[Start Data]
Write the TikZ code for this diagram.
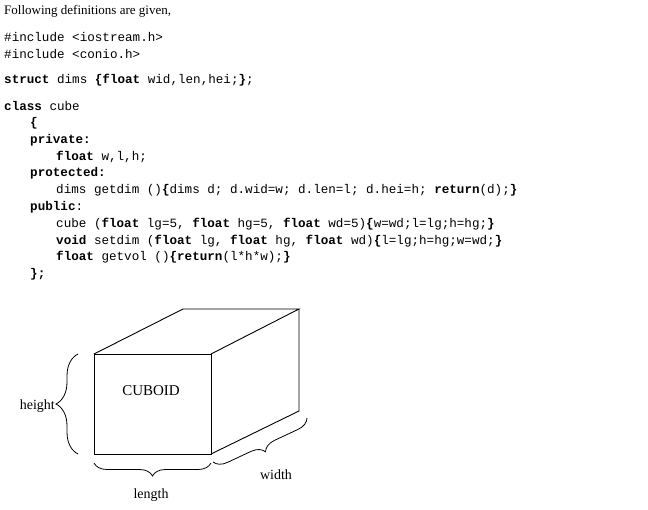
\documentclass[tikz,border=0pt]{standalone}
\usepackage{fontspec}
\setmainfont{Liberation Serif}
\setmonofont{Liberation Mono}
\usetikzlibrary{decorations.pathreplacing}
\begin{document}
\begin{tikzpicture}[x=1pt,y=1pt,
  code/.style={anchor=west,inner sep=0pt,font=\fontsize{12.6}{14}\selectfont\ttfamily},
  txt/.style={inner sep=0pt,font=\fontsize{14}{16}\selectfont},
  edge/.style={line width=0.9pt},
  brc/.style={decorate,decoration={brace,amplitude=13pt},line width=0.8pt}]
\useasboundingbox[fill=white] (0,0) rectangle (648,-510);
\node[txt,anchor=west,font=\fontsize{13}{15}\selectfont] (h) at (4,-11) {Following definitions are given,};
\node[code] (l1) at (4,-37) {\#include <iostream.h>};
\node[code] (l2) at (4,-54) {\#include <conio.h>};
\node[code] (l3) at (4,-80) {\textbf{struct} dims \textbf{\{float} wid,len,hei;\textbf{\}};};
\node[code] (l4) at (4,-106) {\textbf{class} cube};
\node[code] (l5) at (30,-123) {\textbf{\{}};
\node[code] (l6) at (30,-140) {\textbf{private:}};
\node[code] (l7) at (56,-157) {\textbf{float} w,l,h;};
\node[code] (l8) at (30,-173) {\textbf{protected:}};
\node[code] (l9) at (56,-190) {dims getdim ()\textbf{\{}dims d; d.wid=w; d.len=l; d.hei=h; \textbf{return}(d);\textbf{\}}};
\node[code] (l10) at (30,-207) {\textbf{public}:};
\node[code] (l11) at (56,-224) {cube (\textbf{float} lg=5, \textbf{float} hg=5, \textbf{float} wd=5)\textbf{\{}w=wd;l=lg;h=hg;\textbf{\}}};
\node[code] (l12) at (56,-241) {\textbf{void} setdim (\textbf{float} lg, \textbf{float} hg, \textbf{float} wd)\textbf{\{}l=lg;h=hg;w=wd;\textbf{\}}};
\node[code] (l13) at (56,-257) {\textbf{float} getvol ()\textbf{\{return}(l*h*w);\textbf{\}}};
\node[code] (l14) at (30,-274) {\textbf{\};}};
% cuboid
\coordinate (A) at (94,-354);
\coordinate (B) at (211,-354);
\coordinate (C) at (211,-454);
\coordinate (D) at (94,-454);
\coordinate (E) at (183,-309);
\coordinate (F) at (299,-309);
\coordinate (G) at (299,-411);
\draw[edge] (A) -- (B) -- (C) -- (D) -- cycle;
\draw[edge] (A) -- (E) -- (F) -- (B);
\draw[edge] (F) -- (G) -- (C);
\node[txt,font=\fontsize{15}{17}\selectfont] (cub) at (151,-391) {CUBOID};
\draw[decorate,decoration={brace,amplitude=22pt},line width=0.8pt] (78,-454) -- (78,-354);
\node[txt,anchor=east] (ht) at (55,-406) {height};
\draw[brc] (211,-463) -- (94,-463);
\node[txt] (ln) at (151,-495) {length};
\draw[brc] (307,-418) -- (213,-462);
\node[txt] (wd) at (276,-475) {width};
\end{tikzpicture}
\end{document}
[End Data]
▸ **Exercise requirements**
Reproduce the listing word for word and omit its pictures.

▸ **Worked solution**
Write the TikZ code for this diagram.
\documentclass[tikz,border=0pt]{standalone}
\usepackage{fontspec}
\setmainfont{Liberation Serif}
\setmonofont{Liberation Mono}
\usetikzlibrary{decorations.pathreplacing}
\begin{document}
\begin{tikzpicture}[x=1pt,y=1pt,
  code/.style={anchor=west,inner sep=0pt,font=\fontsize{12.6}{14}\selectfont\ttfamily},
  txt/.style={inner sep=0pt,font=\fontsize{14}{16}\selectfont},
  edge/.style={line width=0.9pt},
  brc/.style={decorate,decoration={brace,amplitude=13pt},line width=0.8pt}]
\useasboundingbox[fill=white] (0,0) rectangle (648,-510);
\node[txt,anchor=west,font=\fontsize{13}{15}\selectfont] (h) at (4,-11) {Following definitions are given,};
\node[code] (l1) at (4,-37) {\#include <iostream.h>};
\node[code] (l2) at (4,-54) {\#include <conio.h>};
\node[code] (l3) at (4,-80) {\textbf{struct} dims \textbf{\{float} wid,len,hei;\textbf{\}};};
\node[code] (l4) at (4,-106) {\textbf{class} cube};
\node[code] (l5) at (30,-123) {\textbf{\{}};
\node[code] (l6) at (30,-140) {\textbf{private:}};
\node[code] (l7) at (56,-157) {\textbf{float} w,l,h;};
\node[code] (l8) at (30,-173) {\textbf{protected:}};
\node[code] (l9) at (56,-190) {dims getdim ()\textbf{\{}dims d; d.wid=w; d.len=l; d.hei=h; \textbf{return}(d);\textbf{\}}};
\node[code] (l10) at (30,-207) {\textbf{public}:};
\node[code] (l11) at (56,-224) {cube (\textbf{float} lg=5, \textbf{float} hg=5, \textbf{float} wd=5)\textbf{\{}w=wd;l=lg;h=hg;\textbf{\}}};
\node[code] (l12) at (56,-241) {\textbf{void} setdim (\textbf{float} lg, \textbf{float} hg, \textbf{float} wd)\textbf{\{}l=lg;h=hg;w=wd;\textbf{\}}};
\node[code] (l13) at (56,-257) {\textbf{float} getvol ()\textbf{\{return}(l*h*w);\textbf{\}}};
\node[code] (l14) at (30,-274) {\textbf{\};}};
% cuboid
\coordinate (A) at (94,-354);
\coordinate (B) at (211,-354);
\coordinate (C) at (211,-454);
\coordinate (D) at (94,-454);
\coordinate (E) at (183,-309);
\coordinate (F) at (299,-309);
\coordinate (G) at (299,-411);
\draw[edge] (A) -- (B) -- (C) -- (D) -- cycle;
\draw[edge] (A) -- (E) -- (F) -- (B);
\draw[edge] (F) -- (G) -- (C);
\node[txt,font=\fontsize{15}{17}\selectfont] (cub) at (151,-391) {CUBOID};
\draw[decorate,decoration={brace,amplitude=22pt},line width=0.8pt] (78,-454) -- (78,-354);
\node[txt,anchor=east] (ht) at (55,-406) {height};
\draw[brc] (211,-463) -- (94,-463);
\node[txt] (ln) at (151,-495) {length};
\draw[brc] (307,-418) -- (213,-462);
\node[txt] (wd) at (276,-475) {width};
\end{tikzpicture}
\end{document}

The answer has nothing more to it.